There’s also a trust problem buried in this. Reclassifications happen, and sometimes they’re legitimate. Security work is messy, and initial analysis can miss real impact. Fine. But if your entire patch urgency depends on a first impression that later flips, you’re not running a risk program—you’re running a vibes program. The hard lesson here is that systems exposed to the internet (or serving as gateways) deserve a different standard. “High severity” should already be treated as “act like your worst competitor is trying to get in,” because sometimes they are, and sometimes it’s not even a competitor. It’s random criminals.

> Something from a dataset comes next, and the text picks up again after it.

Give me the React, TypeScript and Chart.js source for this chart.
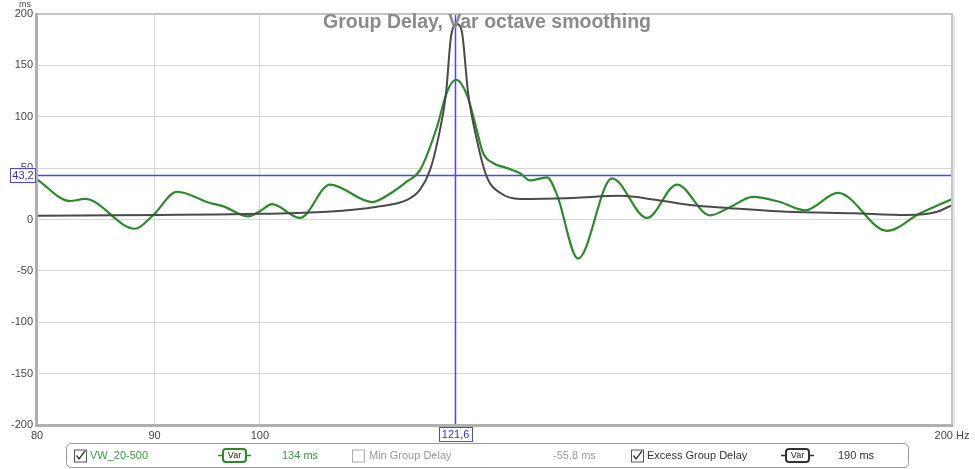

To be fair, there’s another side. Not every environment is equally exposed. Not every version is affected. Some organizations do patch quickly, and they’ll be fine. And constant emergency patching has real costs: downtime, broken integrations, rushed changes, and human burnout. If you’ve ever watched a change window go sideways at 2 a.m., you understand why teams hesitate. But that’s exactly why the “exploited in the wild” label matters. It’s a flare in the sky saying: the cost of waiting is no longer abstract.
The stakes aren’t just “will a box get hacked.” It’s what a compromise unlocks. If this sits on the path of user access, a successful attack can ripple out into account takeovers, data access, and long cleanup cycles where you’re never fully sure what the attacker touched. The winners are the attackers who move fast and quietly. The losers are the organizations that treat patching like optional housekeeping until a breach forces them to care.
So here’s the real tension I can’t shake: when a widely used edge system vulnerability is first described as disruption, then upgraded to code execution while attackers are already exploiting it, how should organizations change their patch priorities so they’re not always reacting one step behind?